■ **Problem statement**
Word for word, print each line of the listing below; pictures stay out.

# # # # # # #

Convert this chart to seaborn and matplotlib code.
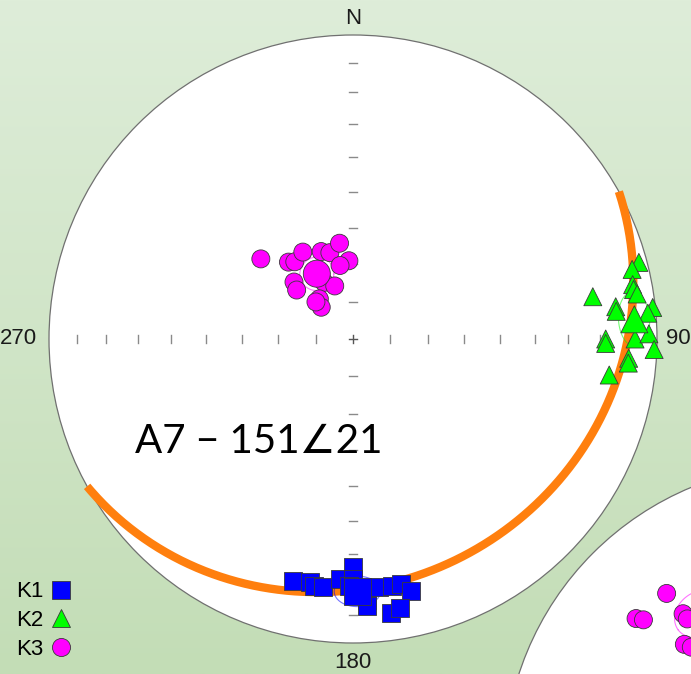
import numpy as np
import pandas as pd
import matplotlib.pyplot as plt
import seaborn as sns
from matplotlib.patches import Circle
from matplotlib.lines import Line2D
from matplotlib.colors import LinearSegmentedColormap

# K1 / K2 / K3 axes, trend and plunge in degrees (lower hemisphere)
k1_trend = [194, 190, 189, 187, 183, 180, 180, 181, 177, 174, 171, 169, 167, 172, 170, 177]
k1_plunge = [19, 20, 19, 19, 22, 26, 22, 20, 15, 19, 19, 19, 16, 10, 11, 13]
k2_trend = [80, 75, 76, 79, 80, 81, 83, 84, 84, 85, 90, 91, 90, 89, 92, 94, 95, 98]
k2_plunge = [21, 3, 6, 7, 7, 6, 14, 14, 1, 3, 18, 18, 8, 3, 1, 10, 10, 16]
k3_trend = [311, 320, 323, 330, 340, 345, 352, 357, 350, 314, 311, 333, 341, 320, 315, 315]
k3_plunge = [57, 63, 64, 63, 65, 66, 64, 69, 70, 68, 70, 73, 75, 76, 78, 76]

# mean directions and their confidence cones
mean_trend = {'K1': 179, 'K2': 86, 'K3': 331}
mean_plunge = {'K1': 18, 'K2': 8, 'K3': 70}
cone_angle = {'K1': 5, 'K2': 5.5, 'K3': 4.5}

# fitted plane (dip direction / dip)
plane_dd = 151
plane_dip = 21

# K3 of the neighbouring net (bottom right)
nb_trend = [321, 311, 312, 321, 321, 315, 316]
nb_plunge = [27, 26, 28, 35, 37, 42, 44]
nb_mean = (325, 38)
nb_cone = 6.5

colors = {'K1': '#0000ff', 'K2': '#00ff00', 'K3': '#ff00ff'}
markers = {'K1': 's', 'K2': '^', 'K3': 'o'}


def project(trend, plunge):
    t = np.radians(np.asarray(trend, dtype=float))
    p = np.radians(np.asarray(plunge, dtype=float))
    r = np.sqrt(2) * np.sin((np.pi / 2 - p) / 2)
    return r * np.sin(t), r * np.cos(t)


def to_vec(trend, plunge):
    t, p = np.radians(trend), np.radians(plunge)
    return np.array([np.cos(p) * np.cos(t), np.cos(p) * np.sin(t), np.sin(p)])


def vec_to_tp(v):
    v = np.where(v[:, 2:3] < 0, -v, v)
    trend = np.degrees(np.arctan2(v[:, 1], v[:, 0])) % 360
    plunge = np.degrees(np.arcsin(np.clip(v[:, 2], -1, 1)))
    return trend, plunge


def great_circle(dd, dip, n=300):
    s, d, dp = np.radians(dd - 90), np.radians(dd), np.radians(dip)
    sv = np.array([np.cos(s), np.sin(s), 0])
    dv = np.array([np.cos(d) * np.cos(dp), np.sin(d) * np.cos(dp), np.sin(dp)])
    t = np.linspace(0, np.pi, n)
    v = np.outer(np.cos(t), sv) + np.outer(np.sin(t), dv)
    return project(*vec_to_tp(v))


def cone(trend, plunge, angle, n=120):
    m = to_vec(trend, plunge)
    a = np.array([0, 0, 1.0]) if abs(m[2]) < 0.9 else np.array([1.0, 0, 0])
    u = np.cross(m, a)
    u /= np.linalg.norm(u)
    w = np.cross(m, u)
    th = np.linspace(0, 2 * np.pi, n)
    ang = np.radians(angle)
    v = np.cos(ang) * m + np.sin(ang) * (np.outer(np.cos(th), u) + np.outer(np.sin(th), w))
    return project(*vec_to_tp(v))


# canvas: pixel size and where the net sits on it
W, H = 691, 674
CX, CY, R = 353, 339, 304
NB = ((808 - CX) / R, (CY - 768) / R)

fig = plt.figure(figsize=(W / 100, H / 100), dpi=100)
ax = fig.add_axes([0, 0, 1, 1])
xlim = (-CX / R, (W - CX) / R)
ylim = ((CY - H) / R, CY / R)

bg = LinearSegmentedColormap.from_list('bg', ['#c3ddb6', '#deedd9'])
grad = np.linspace(1, 0, 256).reshape(-1, 1)
ax.imshow(grad, extent=[xlim[0], xlim[1], ylim[0], ylim[1]], cmap=bg,
          aspect='auto', zorder=0)

for c in [(0, 0), NB]:
    ax.add_patch(Circle(c, 1, facecolor='white', edgecolor='#707070', lw=0.9, zorder=1))

# tick marks every 10 degrees along the two axes
tk = 0.014
for p in range(10, 90, 10):
    r = np.sqrt(2) * np.sin(np.radians(90 - p) / 2)
    for s in (1, -1):
        ax.plot([-tk, tk], [s * r, s * r], color='#8a8a8a', lw=1, zorder=2)
        ax.plot([s * r, s * r], [-tk, tk], color='#8a8a8a', lw=1, zorder=2)
ax.plot([-tk, tk], [0, 0], color='#555555', lw=1, zorder=2)
ax.plot([0, 0], [-tk, tk], color='#555555', lw=1, zorder=2)

# great circle of the plane
gx, gy = great_circle(plane_dd, plane_dip)
ax.plot(gx, gy, color='#ff7f0e', lw=6, solid_capstyle='butt', zorder=3)

# confidence cones
for k in ['K1', 'K2', 'K3']:
    cx, cy = cone(mean_trend[k], mean_plunge[k], cone_angle[k])
    ax.plot(cx, cy, color=colors[k], lw=0.8, alpha=0.55, zorder=4)
nx, ny = cone(*nb_mean, nb_cone)
ax.plot(nx + NB[0], ny + NB[1], color=colors['K3'], lw=0.8, alpha=0.55, zorder=4)

rows = []
for k, tr, pl in [('K1', k1_trend, k1_plunge), ('K2', k2_trend, k2_plunge),
                  ('K3', k3_trend, k3_plunge)]:
    x, y = project(tr, pl)
    rows.append(pd.DataFrame({'x': x, 'y': y, 'set': k}))
x, y = project(nb_trend, nb_plunge)
rows.append(pd.DataFrame({'x': x + NB[0], 'y': y + NB[1], 'set': 'K3'}))
df = pd.concat(rows, ignore_index=True)

sns.scatterplot(data=df, x='x', y='y', hue='set', style='set', palette=colors,
                markers=markers, s=168, edgecolor='#3a3a3a', linewidth=0.6,
                legend=False, ax=ax, zorder=5)

mx, my = project(list(mean_trend.values()), list(mean_plunge.values()))
means = pd.DataFrame({'x': mx, 'y': my, 'set': list(mean_trend.keys())})
sns.scatterplot(data=means, x='x', y='y', hue='set', style='set', palette=colors,
                markers=markers, s=378, edgecolor='#3a3a3a', linewidth=0.6,
                legend=False, ax=ax, zorder=6)

lab = dict(fontsize=16, family='Liberation Sans', color='#1a1a1a', ha='center', va='center')
ax.text(0, (CY - 19) / R, 'N', **lab)
ax.text((678 - CX) / R, 0, '90', **lab)
ax.text((18 - CX) / R, 0, '270', **lab)
ax.text(0, (CY - 662) / R, '180', **lab)

ax.text((135 - CX) / R, (CY - 453) / R, 'A7 − 151∠21', fontsize=29,
        family=['Lato', 'DejaVu Sans'], color='black', ha='left', va='baseline')

handles = [Line2D([], [], ls='', marker=markers[k], ms=13, mfc=colors[k],
                  mec='#3a3a3a', mew=0.6, label=k) for k in ['K1', 'K2', 'K3']]
ax.legend(handles=handles, loc='lower left', bbox_to_anchor=(16 / W, 14 / H),
          markerfirst=False, frameon=False, handlelength=1.0, handletextpad=0.3,
          labelspacing=0.35, borderpad=0, borderaxespad=0,
          prop={'family': 'Liberation Sans', 'size': 16})

ax.set_xlim(*xlim)
ax.set_ylim(*ylim)
ax.axis('off')
fig.savefig('out.png', dpi=100)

# # # # # # #

■ **The response**
Convert this chart to seaborn and matplotlib code.
import numpy as np
import pandas as pd
import matplotlib.pyplot as plt
import seaborn as sns
from matplotlib.patches import Circle
from matplotlib.lines import Line2D
from matplotlib.colors import LinearSegmentedColormap

# K1 / K2 / K3 axes, trend and plunge in degrees (lower hemisphere)
k1_trend = [194, 190, 189, 187, 183, 180, 180, 181, 177, 174, 171, 169, 167, 172, 170, 177]
k1_plunge = [19, 20, 19, 19, 22, 26, 22, 20, 15, 19, 19, 19, 16, 10, 11, 13]
k2_trend = [80, 75, 76, 79, 80, 81, 83, 84, 84, 85, 90, 91, 90, 89, 92, 94, 95, 98]
k2_plunge = [21, 3, 6, 7, 7, 6, 14, 14, 1, 3, 18, 18, 8, 3, 1, 10, 10, 16]
k3_trend = [311, 320, 323, 330, 340, 345, 352, 357, 350, 314, 311, 333, 341, 320, 315, 315]
k3_plunge = [57, 63, 64, 63, 65, 66, 64, 69, 70, 68, 70, 73, 75, 76, 78, 76]

# mean directions and their confidence cones
mean_trend = {'K1': 179, 'K2': 86, 'K3': 331}
mean_plunge = {'K1': 18, 'K2': 8, 'K3': 70}
cone_angle = {'K1': 5, 'K2': 5.5, 'K3': 4.5}

# fitted plane (dip direction / dip)
plane_dd = 151
plane_dip = 21

# K3 of the neighbouring net (bottom right)
nb_trend = [321, 311, 312, 321, 321, 315, 316]
nb_plunge = [27, 26, 28, 35, 37, 42, 44]
nb_mean = (325, 38)
nb_cone = 6.5

colors = {'K1': '#0000ff', 'K2': '#00ff00', 'K3': '#ff00ff'}
markers = {'K1': 's', 'K2': '^', 'K3': 'o'}


def project(trend, plunge):
    t = np.radians(np.asarray(trend, dtype=float))
    p = np.radians(np.asarray(plunge, dtype=float))
    r = np.sqrt(2) * np.sin((np.pi / 2 - p) / 2)
    return r * np.sin(t), r * np.cos(t)


def to_vec(trend, plunge):
    t, p = np.radians(trend), np.radians(plunge)
    return np.array([np.cos(p) * np.cos(t), np.cos(p) * np.sin(t), np.sin(p)])


def vec_to_tp(v):
    v = np.where(v[:, 2:3] < 0, -v, v)
    trend = np.degrees(np.arctan2(v[:, 1], v[:, 0])) % 360
    plunge = np.degrees(np.arcsin(np.clip(v[:, 2], -1, 1)))
    return trend, plunge


def great_circle(dd, dip, n=300):
    s, d, dp = np.radians(dd - 90), np.radians(dd), np.radians(dip)
    sv = np.array([np.cos(s), np.sin(s), 0])
    dv = np.array([np.cos(d) * np.cos(dp), np.sin(d) * np.cos(dp), np.sin(dp)])
    t = np.linspace(0, np.pi, n)
    v = np.outer(np.cos(t), sv) + np.outer(np.sin(t), dv)
    return project(*vec_to_tp(v))


def cone(trend, plunge, angle, n=120):
    m = to_vec(trend, plunge)
    a = np.array([0, 0, 1.0]) if abs(m[2]) < 0.9 else np.array([1.0, 0, 0])
    u = np.cross(m, a)
    u /= np.linalg.norm(u)
    w = np.cross(m, u)
    th = np.linspace(0, 2 * np.pi, n)
    ang = np.radians(angle)
    v = np.cos(ang) * m + np.sin(ang) * (np.outer(np.cos(th), u) + np.outer(np.sin(th), w))
    return project(*vec_to_tp(v))


# canvas: pixel size and where the net sits on it
W, H = 691, 674
CX, CY, R = 353, 339, 304
NB = ((808 - CX) / R, (CY - 768) / R)

fig = plt.figure(figsize=(W / 100, H / 100), dpi=100)
ax = fig.add_axes([0, 0, 1, 1])
xlim = (-CX / R, (W - CX) / R)
ylim = ((CY - H) / R, CY / R)

bg = LinearSegmentedColormap.from_list('bg', ['#c3ddb6', '#deedd9'])
grad = np.linspace(1, 0, 256).reshape(-1, 1)
ax.imshow(grad, extent=[xlim[0], xlim[1], ylim[0], ylim[1]], cmap=bg,
          aspect='auto', zorder=0)

for c in [(0, 0), NB]:
    ax.add_patch(Circle(c, 1, facecolor='white', edgecolor='#707070', lw=0.9, zorder=1))

# tick marks every 10 degrees along the two axes
tk = 0.014
for p in range(10, 90, 10):
    r = np.sqrt(2) * np.sin(np.radians(90 - p) / 2)
    for s in (1, -1):
        ax.plot([-tk, tk], [s * r, s * r], color='#8a8a8a', lw=1, zorder=2)
        ax.plot([s * r, s * r], [-tk, tk], color='#8a8a8a', lw=1, zorder=2)
ax.plot([-tk, tk], [0, 0], color='#555555', lw=1, zorder=2)
ax.plot([0, 0], [-tk, tk], color='#555555', lw=1, zorder=2)

# great circle of the plane
gx, gy = great_circle(plane_dd, plane_dip)
ax.plot(gx, gy, color='#ff7f0e', lw=6, solid_capstyle='butt', zorder=3)

# confidence cones
for k in ['K1', 'K2', 'K3']:
    cx, cy = cone(mean_trend[k], mean_plunge[k], cone_angle[k])
    ax.plot(cx, cy, color=colors[k], lw=0.8, alpha=0.55, zorder=4)
nx, ny = cone(*nb_mean, nb_cone)
ax.plot(nx + NB[0], ny + NB[1], color=colors['K3'], lw=0.8, alpha=0.55, zorder=4)

rows = []
for k, tr, pl in [('K1', k1_trend, k1_plunge), ('K2', k2_trend, k2_plunge),
                  ('K3', k3_trend, k3_plunge)]:
    x, y = project(tr, pl)
    rows.append(pd.DataFrame({'x': x, 'y': y, 'set': k}))
x, y = project(nb_trend, nb_plunge)
rows.append(pd.DataFrame({'x': x + NB[0], 'y': y + NB[1], 'set': 'K3'}))
df = pd.concat(rows, ignore_index=True)

sns.scatterplot(data=df, x='x', y='y', hue='set', style='set', palette=colors,
                markers=markers, s=168, edgecolor='#3a3a3a', linewidth=0.6,
                legend=False, ax=ax, zorder=5)

mx, my = project(list(mean_trend.values()), list(mean_plunge.values()))
means = pd.DataFrame({'x': mx, 'y': my, 'set': list(mean_trend.keys())})
sns.scatterplot(data=means, x='x', y='y', hue='set', style='set', palette=colors,
                markers=markers, s=378, edgecolor='#3a3a3a', linewidth=0.6,
                legend=False, ax=ax, zorder=6)

lab = dict(fontsize=16, family='Liberation Sans', color='#1a1a1a', ha='center', va='center')
ax.text(0, (CY - 19) / R, 'N', **lab)
ax.text((678 - CX) / R, 0, '90', **lab)
ax.text((18 - CX) / R, 0, '270', **lab)
ax.text(0, (CY - 662) / R, '180', **lab)

ax.text((135 - CX) / R, (CY - 453) / R, 'A7 − 151∠21', fontsize=29,
        family=['Lato', 'DejaVu Sans'], color='black', ha='left', va='baseline')

handles = [Line2D([], [], ls='', marker=markers[k], ms=13, mfc=colors[k],
                  mec='#3a3a3a', mew=0.6, label=k) for k in ['K1', 'K2', 'K3']]
ax.legend(handles=handles, loc='lower left', bbox_to_anchor=(16 / W, 14 / H),
          markerfirst=False, frameon=False, handlelength=1.0, handletextpad=0.3,
          labelspacing=0.35, borderpad=0, borderaxespad=0,
          prop={'family': 'Liberation Sans', 'size': 16})

ax.set_xlim(*xlim)
ax.set_ylim(*ylim)
ax.axis('off')
fig.savefig('out.png', dpi=100)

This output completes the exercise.